Stored data:
════

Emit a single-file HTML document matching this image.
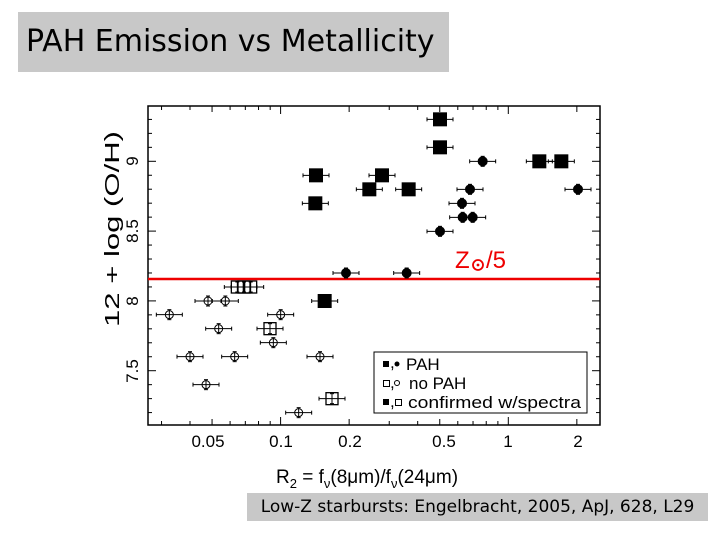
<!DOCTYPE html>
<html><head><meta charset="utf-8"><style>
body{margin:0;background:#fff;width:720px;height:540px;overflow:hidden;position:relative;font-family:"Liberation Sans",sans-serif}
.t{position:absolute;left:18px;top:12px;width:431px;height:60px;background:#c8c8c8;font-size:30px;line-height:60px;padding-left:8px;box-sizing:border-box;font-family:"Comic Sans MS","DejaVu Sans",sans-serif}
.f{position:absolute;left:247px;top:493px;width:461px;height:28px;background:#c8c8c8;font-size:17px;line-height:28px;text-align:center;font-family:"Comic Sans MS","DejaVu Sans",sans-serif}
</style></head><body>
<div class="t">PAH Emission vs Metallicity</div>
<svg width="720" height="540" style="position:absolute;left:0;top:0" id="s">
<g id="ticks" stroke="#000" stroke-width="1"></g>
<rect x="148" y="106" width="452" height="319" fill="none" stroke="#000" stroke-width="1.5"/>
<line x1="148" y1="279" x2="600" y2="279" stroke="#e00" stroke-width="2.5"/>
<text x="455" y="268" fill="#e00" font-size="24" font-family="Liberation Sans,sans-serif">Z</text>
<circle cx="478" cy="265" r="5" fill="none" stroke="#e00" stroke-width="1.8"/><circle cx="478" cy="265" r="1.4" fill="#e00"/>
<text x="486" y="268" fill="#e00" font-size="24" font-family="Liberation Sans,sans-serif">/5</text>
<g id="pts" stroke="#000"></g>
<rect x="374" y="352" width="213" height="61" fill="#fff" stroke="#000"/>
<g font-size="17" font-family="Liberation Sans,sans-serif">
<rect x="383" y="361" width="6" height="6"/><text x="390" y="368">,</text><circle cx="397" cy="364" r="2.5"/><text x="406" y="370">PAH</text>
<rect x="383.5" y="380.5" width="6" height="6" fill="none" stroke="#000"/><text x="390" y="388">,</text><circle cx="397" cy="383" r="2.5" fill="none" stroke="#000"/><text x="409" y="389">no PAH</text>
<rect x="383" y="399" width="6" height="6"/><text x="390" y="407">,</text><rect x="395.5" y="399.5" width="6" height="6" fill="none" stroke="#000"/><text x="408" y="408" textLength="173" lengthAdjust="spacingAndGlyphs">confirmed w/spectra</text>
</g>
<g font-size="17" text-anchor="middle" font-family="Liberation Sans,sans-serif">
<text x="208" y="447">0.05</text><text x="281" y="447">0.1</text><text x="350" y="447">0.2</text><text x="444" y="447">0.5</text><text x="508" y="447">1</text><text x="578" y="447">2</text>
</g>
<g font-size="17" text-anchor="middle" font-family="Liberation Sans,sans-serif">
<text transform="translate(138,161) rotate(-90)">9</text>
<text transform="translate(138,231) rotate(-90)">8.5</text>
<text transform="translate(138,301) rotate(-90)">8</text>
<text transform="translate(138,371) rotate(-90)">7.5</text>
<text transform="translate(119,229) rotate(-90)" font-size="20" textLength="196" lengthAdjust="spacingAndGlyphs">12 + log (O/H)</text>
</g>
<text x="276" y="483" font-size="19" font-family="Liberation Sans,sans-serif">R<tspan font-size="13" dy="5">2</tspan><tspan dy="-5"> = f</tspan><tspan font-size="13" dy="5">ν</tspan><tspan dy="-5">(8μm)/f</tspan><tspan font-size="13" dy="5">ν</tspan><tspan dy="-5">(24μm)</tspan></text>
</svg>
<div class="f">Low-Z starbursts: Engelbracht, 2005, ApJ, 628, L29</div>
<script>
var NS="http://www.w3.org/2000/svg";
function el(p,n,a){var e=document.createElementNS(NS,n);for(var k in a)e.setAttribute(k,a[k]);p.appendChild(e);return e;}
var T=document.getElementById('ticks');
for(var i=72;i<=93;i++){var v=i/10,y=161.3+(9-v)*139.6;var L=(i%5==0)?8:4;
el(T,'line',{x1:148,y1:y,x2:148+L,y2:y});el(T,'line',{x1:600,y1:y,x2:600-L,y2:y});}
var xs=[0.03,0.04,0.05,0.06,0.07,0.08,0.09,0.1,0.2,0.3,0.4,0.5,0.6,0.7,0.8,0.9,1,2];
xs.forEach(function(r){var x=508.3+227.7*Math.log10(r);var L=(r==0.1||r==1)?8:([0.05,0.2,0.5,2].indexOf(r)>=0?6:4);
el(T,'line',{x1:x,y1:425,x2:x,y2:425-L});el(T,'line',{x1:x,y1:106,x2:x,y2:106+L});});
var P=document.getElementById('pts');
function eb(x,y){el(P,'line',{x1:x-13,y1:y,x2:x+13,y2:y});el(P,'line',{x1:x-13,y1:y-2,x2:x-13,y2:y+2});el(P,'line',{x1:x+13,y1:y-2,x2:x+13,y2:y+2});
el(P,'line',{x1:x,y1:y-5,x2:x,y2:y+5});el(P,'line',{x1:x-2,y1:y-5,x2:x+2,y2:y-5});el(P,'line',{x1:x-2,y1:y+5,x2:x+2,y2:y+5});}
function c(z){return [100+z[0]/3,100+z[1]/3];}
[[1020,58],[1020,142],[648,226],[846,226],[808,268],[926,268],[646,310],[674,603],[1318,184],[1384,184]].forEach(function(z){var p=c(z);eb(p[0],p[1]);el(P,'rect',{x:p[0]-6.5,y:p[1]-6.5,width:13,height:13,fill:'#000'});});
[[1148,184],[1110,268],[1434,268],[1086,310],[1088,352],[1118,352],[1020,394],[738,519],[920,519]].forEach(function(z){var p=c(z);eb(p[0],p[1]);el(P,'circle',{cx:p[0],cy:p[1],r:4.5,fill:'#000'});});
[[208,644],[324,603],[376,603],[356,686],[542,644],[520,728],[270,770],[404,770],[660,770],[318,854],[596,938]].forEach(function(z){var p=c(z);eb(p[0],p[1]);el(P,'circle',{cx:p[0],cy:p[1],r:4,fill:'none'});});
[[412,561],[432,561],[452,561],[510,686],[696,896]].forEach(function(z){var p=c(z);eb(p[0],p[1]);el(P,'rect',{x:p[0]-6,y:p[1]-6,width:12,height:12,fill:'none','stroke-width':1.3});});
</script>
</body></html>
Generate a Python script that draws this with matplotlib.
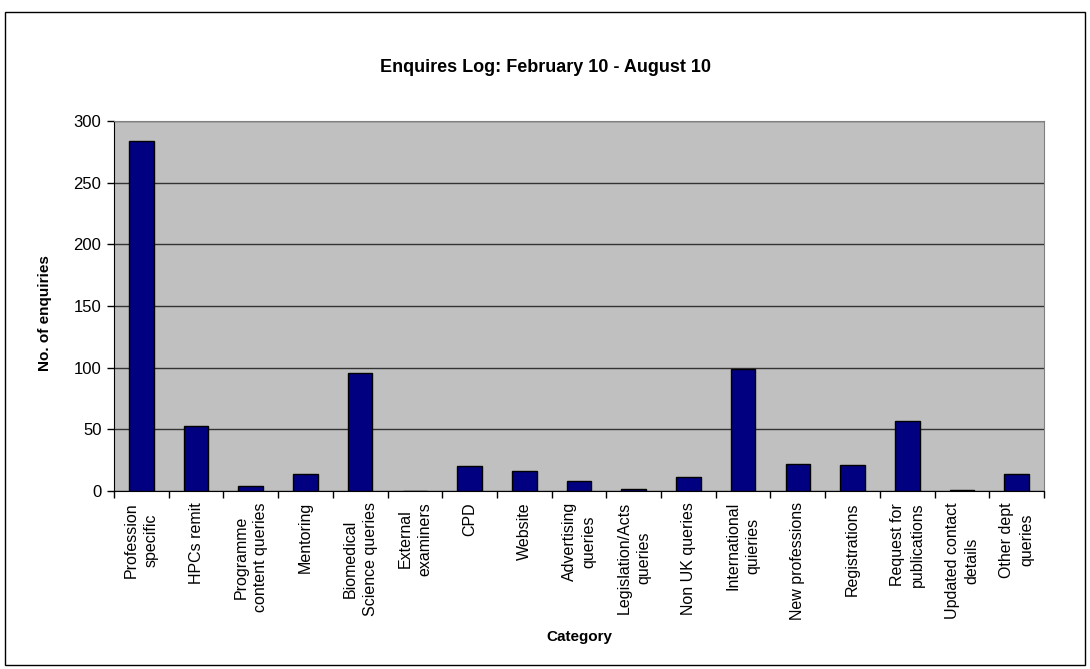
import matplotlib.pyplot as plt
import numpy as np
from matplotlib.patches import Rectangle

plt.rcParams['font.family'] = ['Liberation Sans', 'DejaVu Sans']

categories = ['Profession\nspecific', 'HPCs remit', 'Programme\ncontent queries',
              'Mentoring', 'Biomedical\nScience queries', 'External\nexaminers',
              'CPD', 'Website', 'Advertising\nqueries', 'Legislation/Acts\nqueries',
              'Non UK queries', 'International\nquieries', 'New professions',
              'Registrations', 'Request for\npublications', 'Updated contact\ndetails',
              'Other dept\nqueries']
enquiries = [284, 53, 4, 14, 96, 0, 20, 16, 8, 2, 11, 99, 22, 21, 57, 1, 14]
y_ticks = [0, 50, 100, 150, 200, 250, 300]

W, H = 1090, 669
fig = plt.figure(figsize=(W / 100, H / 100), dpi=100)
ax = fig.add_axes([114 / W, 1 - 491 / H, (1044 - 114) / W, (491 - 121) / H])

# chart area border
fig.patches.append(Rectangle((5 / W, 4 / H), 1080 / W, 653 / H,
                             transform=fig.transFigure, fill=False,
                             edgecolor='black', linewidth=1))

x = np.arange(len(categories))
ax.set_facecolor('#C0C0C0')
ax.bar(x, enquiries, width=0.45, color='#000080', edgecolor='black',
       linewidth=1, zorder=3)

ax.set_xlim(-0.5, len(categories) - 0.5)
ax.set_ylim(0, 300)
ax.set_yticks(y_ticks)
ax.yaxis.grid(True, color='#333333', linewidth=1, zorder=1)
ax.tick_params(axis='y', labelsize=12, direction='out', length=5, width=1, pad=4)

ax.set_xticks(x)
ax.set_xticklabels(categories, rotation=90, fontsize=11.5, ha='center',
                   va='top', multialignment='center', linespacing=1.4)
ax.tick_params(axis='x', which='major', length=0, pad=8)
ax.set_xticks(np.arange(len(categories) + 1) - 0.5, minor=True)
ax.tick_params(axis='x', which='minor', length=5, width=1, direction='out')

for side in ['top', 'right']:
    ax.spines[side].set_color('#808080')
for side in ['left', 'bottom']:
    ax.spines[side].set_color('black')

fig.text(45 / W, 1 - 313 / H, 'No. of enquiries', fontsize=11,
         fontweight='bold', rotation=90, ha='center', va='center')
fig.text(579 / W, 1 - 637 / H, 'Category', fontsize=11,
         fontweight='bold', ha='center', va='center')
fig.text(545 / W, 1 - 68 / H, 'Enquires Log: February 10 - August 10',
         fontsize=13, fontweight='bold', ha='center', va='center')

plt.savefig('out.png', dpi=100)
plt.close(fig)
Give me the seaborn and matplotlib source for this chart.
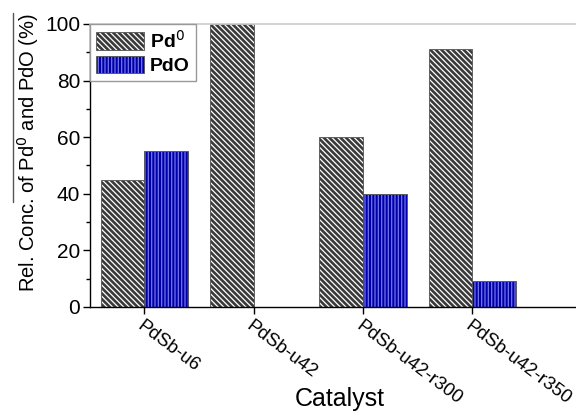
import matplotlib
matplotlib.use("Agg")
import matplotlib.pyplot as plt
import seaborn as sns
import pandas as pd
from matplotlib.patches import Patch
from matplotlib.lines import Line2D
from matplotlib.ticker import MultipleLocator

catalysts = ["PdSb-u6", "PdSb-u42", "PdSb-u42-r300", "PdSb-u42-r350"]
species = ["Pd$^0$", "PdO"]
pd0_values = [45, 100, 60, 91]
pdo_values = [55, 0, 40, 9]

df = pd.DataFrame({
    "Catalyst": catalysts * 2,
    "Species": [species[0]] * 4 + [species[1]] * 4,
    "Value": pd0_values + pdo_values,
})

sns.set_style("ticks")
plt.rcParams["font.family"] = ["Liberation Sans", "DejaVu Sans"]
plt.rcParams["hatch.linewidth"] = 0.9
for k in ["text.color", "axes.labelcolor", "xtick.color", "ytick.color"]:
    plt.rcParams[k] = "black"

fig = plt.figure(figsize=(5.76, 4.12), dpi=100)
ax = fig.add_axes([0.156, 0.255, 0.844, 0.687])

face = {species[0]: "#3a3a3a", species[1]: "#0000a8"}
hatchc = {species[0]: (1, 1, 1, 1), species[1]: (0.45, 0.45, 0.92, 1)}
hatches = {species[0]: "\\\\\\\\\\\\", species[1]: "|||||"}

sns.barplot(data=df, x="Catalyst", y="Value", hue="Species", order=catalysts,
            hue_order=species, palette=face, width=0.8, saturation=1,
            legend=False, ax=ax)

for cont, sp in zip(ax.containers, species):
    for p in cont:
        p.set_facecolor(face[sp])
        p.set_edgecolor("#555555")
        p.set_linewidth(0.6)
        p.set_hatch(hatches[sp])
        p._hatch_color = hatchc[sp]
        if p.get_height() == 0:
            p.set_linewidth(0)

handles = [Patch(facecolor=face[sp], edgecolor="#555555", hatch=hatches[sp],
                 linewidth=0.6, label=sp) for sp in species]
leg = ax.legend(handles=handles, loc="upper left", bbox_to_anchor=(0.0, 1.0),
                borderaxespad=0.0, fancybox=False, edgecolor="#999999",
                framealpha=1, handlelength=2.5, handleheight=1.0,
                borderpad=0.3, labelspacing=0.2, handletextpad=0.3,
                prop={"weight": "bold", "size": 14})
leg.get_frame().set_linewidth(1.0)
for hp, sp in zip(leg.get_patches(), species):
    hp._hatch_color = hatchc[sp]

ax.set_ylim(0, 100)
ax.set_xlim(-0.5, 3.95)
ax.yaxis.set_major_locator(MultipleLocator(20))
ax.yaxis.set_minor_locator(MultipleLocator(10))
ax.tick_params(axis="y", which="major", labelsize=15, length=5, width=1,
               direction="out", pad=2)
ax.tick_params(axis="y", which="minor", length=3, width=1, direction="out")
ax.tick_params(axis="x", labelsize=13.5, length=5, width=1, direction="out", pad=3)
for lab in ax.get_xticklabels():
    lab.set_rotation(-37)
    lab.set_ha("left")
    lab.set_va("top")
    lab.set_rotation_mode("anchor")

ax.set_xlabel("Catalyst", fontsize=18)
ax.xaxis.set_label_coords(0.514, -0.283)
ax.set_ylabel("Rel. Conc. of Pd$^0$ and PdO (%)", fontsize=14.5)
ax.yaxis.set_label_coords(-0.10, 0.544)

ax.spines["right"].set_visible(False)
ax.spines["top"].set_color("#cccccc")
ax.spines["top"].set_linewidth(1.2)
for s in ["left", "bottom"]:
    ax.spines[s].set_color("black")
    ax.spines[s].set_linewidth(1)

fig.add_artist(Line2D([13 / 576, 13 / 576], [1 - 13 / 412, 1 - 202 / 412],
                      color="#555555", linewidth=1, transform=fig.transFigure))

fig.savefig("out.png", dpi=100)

════

• [Problem details]:
Determine how many lines of the listing hold the word "seaborn" and reply with that figure alone.

• [Solution to the problem]:
2